The Asian Development Bank, led by Japan, is another regional development bank.

His remarks came on Friday, a day after South Korea announced its decision to join the Beijing-backed AIIB, a regional finance institution that focuses on funding infrastructure construction in underprivileged regions in Asia. By joining the AIIB, South Korea will follow other major U.S. allies in Europe. South Korea decided to join despite fears of straining diplomatic ties with Washington.

When asked about concerns over political unrest in Latin America which could affect business interests in the region, Moreno advised Korean businessmen not to take news articles too seriously.

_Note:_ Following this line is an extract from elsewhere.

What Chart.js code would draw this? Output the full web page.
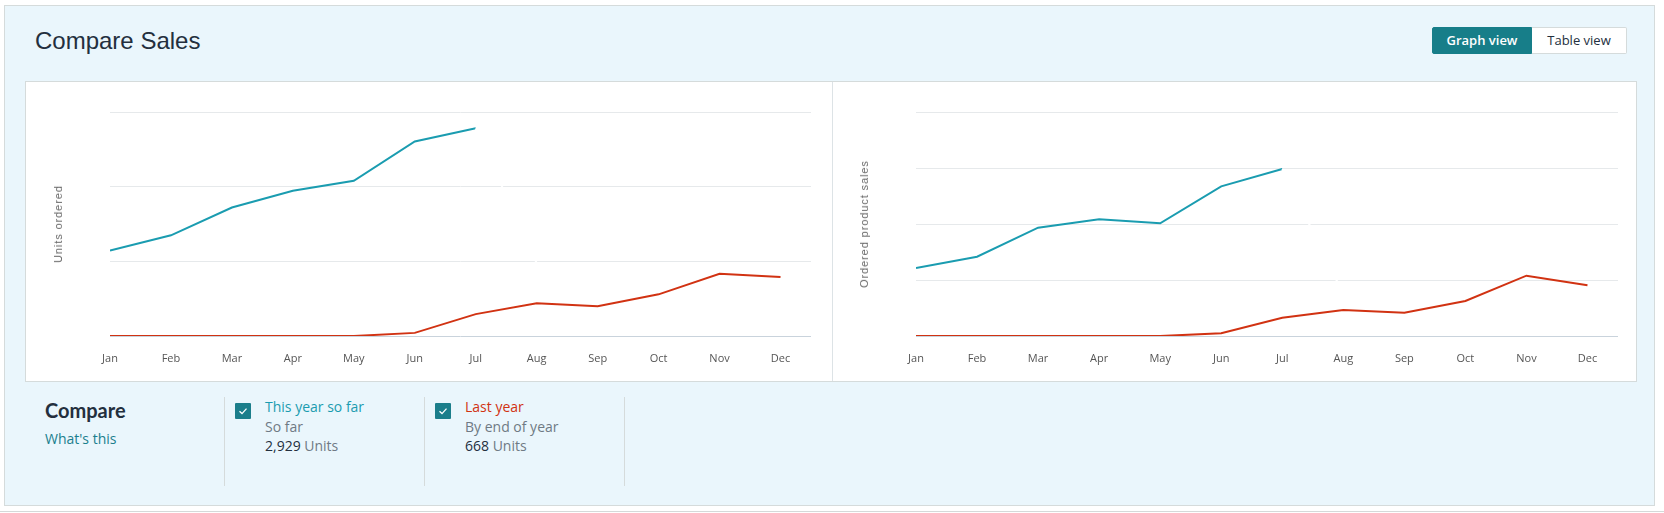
<!DOCTYPE html>
<html>
<head>
<meta charset="utf-8">
<script src="https://cdn.jsdelivr.net/npm/chart.js@4.4.1/dist/chart.umd.min.js"></script>
<style>
  html, body { margin: 0; padding: 0; width: 1664px; height: 513px; background: #fff; overflow: hidden; }
  body { position: relative; font-family: "Liberation Sans", Arial, sans-serif; }
  .abs { position: absolute; }
  #outer { left: 4px; top: 5px; width: 1651px; height: 501px; box-sizing: border-box;
           border: 1px solid #d5dbdb; background: #eaf6fc; }
  #pageLine { left: 0; top: 511px; width: 1664px; height: 1px; background: #d5d9d9; }
  #title { left: 35px; top: 27px; font-size: 24px; line-height: 28px; color: #232f3e; }
  .btn { top: 27px; height: 27px; box-sizing: border-box; font-family: "Open Sans", sans-serif; font-size: 13px;
         line-height: 25px; text-align: center; }
  #btnGraph { left: 1432px; width: 100px; background: #177e89; color: #fff; font-weight: 600; border: 1px solid #177e89; border-radius: 2px 0 0 2px; }
  #btnTable { left: 1532px; width: 95px; background: #fff; color: #232f3e; border: 1px solid #d5dbdb; border-left: none; border-radius: 0 2px 2px 0; }
  #panel { left: 25px; top: 81px; width: 1612px; height: 301px; box-sizing: border-box; border: 1px solid #d5dbdb; background: #fff; }
  #midLine { left: 832px; top: 82px; width: 1px; height: 299px; background: #dde3e6; }
  .chartBox { top: 82px; height: 298px; }
  #box1 { left: 26px; width: 805px; }
  #box2 { left: 833px; width: 803px; }
  .yTitle { font-family: "Liberation Sans", sans-serif; font-size: 11px; letter-spacing: 0.9px; color: #666; white-space: nowrap;
            transform: translate(-50%, -50%) rotate(-90deg); }
  #yt1 { left: 58px; top: 224px; }
  #yt2 { left: 864px; top: 224px; }
  .leg { font-family: "Open Sans", sans-serif; font-size: 14px; line-height: 19.5px; white-space: nowrap; }
  #cmp { left: 45px; top: 398px; font-family: Lato, sans-serif; font-weight: 700; font-size: 20px; line-height: 24px; color: #232f3e; }
  #what { left: 45px; top: 429px; color: #1a7f8e; }
  .vline { top: 397px; width: 1px; height: 89px; background: #d5dbdb; }
  .cb { top: 403px; width: 16px; height: 16px; background: #1b7e8b; border-radius: 1px; }
  .cb svg { display: block; }
  .grey { color: #6f7a84; }
  .dark { color: #232f3e; }
</style>
</head>
<body>
<div id="outer" class="abs"></div>
<div id="pageLine" class="abs"></div>
<div id="title" class="abs">Compare Sales</div>
<div id="btnGraph" class="abs btn">Graph view</div>
<div id="btnTable" class="abs btn">Table view</div>

<div id="panel" class="abs"></div>
<div id="midLine" class="abs"></div>
<div id="box1" class="abs chartBox"><canvas id="unitsChart"></canvas></div>
<div id="box2" class="abs chartBox"><canvas id="salesChart"></canvas></div>
<div id="yt1" class="abs yTitle">Units ordered</div>
<div id="yt2" class="abs yTitle">Ordered product sales</div>

<div id="cmp" class="abs">Compare</div>
<div id="what" class="abs leg">What's this</div>
<div class="abs vline" style="left:224px"></div>
<div class="abs cb" style="left:235px"><svg width="16" height="16" viewBox="0 0 16 16"><path d="M4.5 8.3 L7 10.6 L11.5 5.6" fill="none" stroke="#fff" stroke-width="1.3"/></svg></div>
<div class="abs leg" style="left:265px; top:397px">
  <div style="color:#1a9cb0">This year so far</div>
  <div class="grey">So far</div>
  <div><span class="dark">2,929</span> <span class="grey">Units</span></div>
</div>
<div class="abs vline" style="left:424px"></div>
<div class="abs cb" style="left:435px"><svg width="16" height="16" viewBox="0 0 16 16"><path d="M4.5 8.3 L7 10.6 L11.5 5.6" fill="none" stroke="#fff" stroke-width="1.3"/></svg></div>
<div class="abs leg" style="left:465px; top:397px">
  <div style="color:#d13212">Last year</div>
  <div class="grey">By end of year</div>
  <div><span class="dark">668</span> <span class="grey">Units</span></div>
</div>
<div class="abs vline" style="left:624px"></div>

<script>
// month labels on the x axis
const months = ['Jan', 'Feb', 'Mar', 'Apr', 'May', 'Jun', 'Jul', 'Aug', 'Sep', 'Oct', 'Nov', 'Dec'];

// Units ordered (left chart)
const unitsThisYear = [246, 290, 370, 418, 447, 560, 598, null, null, null, null, null];
const unitsLastYear = [0, 0, 0, 0, 0, 9, 63, 94, 86, 120, 179, 170];
const unitsCurrentMonth = [null, null, null, null, null, null, 598, 210, null, null, null, null];
const unitsMax = 645;
const unitsStep = 215;

// Ordered product sales (right chart)
const salesThisYear = [1214, 1416, 1934, 2084, 2012, 2673, 2982, null, null, null, null, null];
const salesLastYear = [0, 0, 0, 0, 0, 48, 327, 464, 416, 625, 1077, 905];
const salesCurrentMonth = [null, null, null, null, null, null, 2982, 750, null, null, null, null];
const salesMax = 4000;
const salesStep = 1000;

const BLUE = '#1a9cb0';
const RED = '#d13212';

const toPoints = arr => arr.map((v, i) => ({ x: i, y: v }));

const lineSet = (label, arr, color) => ({
  label: label,
  data: toPoints(arr),
  borderColor: color,
  backgroundColor: color,
  borderWidth: 2,
  pointRadius: 0,
  tension: 0,
  spanGaps: false
});

const makeChart = (id, thisYear, lastYear, current, max, step, padLeft, padRight) => {
  const ctx = document.getElementById(id).getContext('2d');
  return new Chart(ctx, {
    type: 'line',
    data: {
      datasets: [
        lineSet('Current month', current, '#ffffff'),
        lineSet('Last year', lastYear, RED),
        lineSet('This year so far', thisYear, BLUE)
      ]
    },
    options: {
      responsive: true,
      maintainAspectRatio: false,
      animation: false,
      layout: { padding: { left: padLeft, right: padRight, top: 30, bottom: 0 } },
      plugins: { legend: { display: false }, tooltip: { enabled: false } },
      scales: {
        x: {
          type: 'linear',
          min: 0,
          max: 11.5,
          grid: { display: false },
          border: { display: false },
          afterFit: scale => { scale.height = 44; },
          ticks: {
            stepSize: 1,
            includeBounds: false,
            autoSkip: false,
            maxRotation: 0,
            padding: 8,
            color: '#555',
            font: { family: 'Open Sans', size: 11 },
            callback: v => months[v] ?? ''
          }
        },
        y: {
          min: 0,
          max: max,
          border: { display: false },
          afterFit: scale => { scale.width = 0; },
          grid: {
            drawTicks: false,
            lineWidth: 1,
            color: c => (c.tick && c.tick.value === 0) ? '#c9d3dc' : '#e6e9eb'
          },
          ticks: { display: false, stepSize: step }
        }
      }
    }
  });
};

makeChart('unitsChart', unitsThisYear, unitsLastYear, unitsCurrentMonth, unitsMax, unitsStep, 84, 20);
makeChart('salesChart', salesThisYear, salesLastYear, salesCurrentMonth, salesMax, salesStep, 83, 18);
</script>
</body>
</html>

“To anybody investing in Latin America, I say don’t concentrate on headlines,” he said. “Clearly, in terms of growth, you see, in Latin America we are right now at a low growth rate but the other parts of the world are also showing a low growth.”

Citing Latin America’s single-digit inflation and solid balance sheet, he urged Korean businessmen to increase investment into the region.

“Latin America also has a demographic bonus,” he said. “We have, in the past decade, seen a significant increase in the size of the middle class.”

Moreno had visited Korea as a student in the 1970s. At that time, he was attending university in the United States and developing his own business importing taekwondo uniforms.

“At the time Korea was very different from now,” he said. “Since your country became a member of the IDB in 1995 , your country has shared many lessons on development with other members. We still have much to learn from South Korea.”